__WRITTEN INSTRUCTION__
Pick out each line of the records that includes the string "this", and copy it.

__PROVIDED DATA__
* Begin *

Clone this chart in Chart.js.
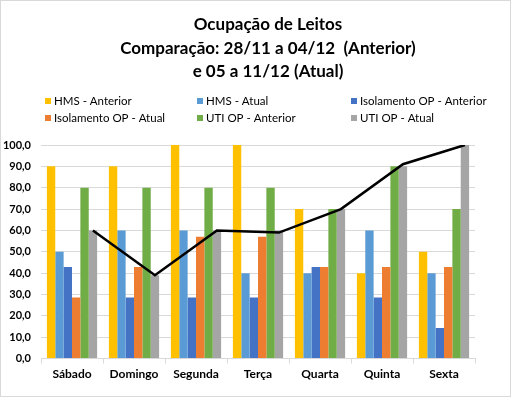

* End *
* Begin *

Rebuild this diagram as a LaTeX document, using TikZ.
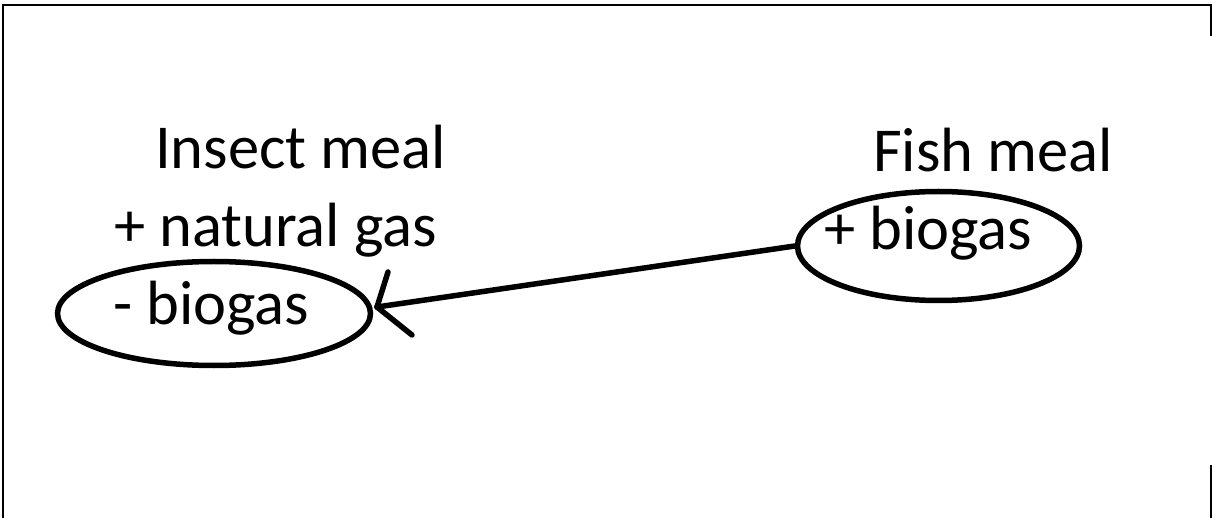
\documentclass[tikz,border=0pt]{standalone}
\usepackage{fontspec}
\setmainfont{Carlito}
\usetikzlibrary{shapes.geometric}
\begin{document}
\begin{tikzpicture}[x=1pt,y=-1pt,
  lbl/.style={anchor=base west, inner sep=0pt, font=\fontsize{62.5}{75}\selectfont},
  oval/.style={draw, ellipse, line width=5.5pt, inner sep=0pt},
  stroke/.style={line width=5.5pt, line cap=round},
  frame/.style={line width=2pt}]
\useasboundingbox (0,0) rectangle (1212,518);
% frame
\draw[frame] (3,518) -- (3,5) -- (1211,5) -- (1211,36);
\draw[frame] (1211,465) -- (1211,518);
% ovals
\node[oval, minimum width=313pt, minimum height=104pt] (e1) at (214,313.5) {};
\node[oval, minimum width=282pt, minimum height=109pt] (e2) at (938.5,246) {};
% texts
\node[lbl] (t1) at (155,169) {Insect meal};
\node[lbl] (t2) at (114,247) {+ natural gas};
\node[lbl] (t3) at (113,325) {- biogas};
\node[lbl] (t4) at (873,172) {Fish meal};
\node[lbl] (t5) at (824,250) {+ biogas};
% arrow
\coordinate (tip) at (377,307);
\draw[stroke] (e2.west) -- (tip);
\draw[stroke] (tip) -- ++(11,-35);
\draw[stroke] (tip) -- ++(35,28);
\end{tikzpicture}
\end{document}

* End *

__WRITTEN REPLY__
Clone this chart in Chart.js.
Rebuild this diagram as a LaTeX document, using TikZ.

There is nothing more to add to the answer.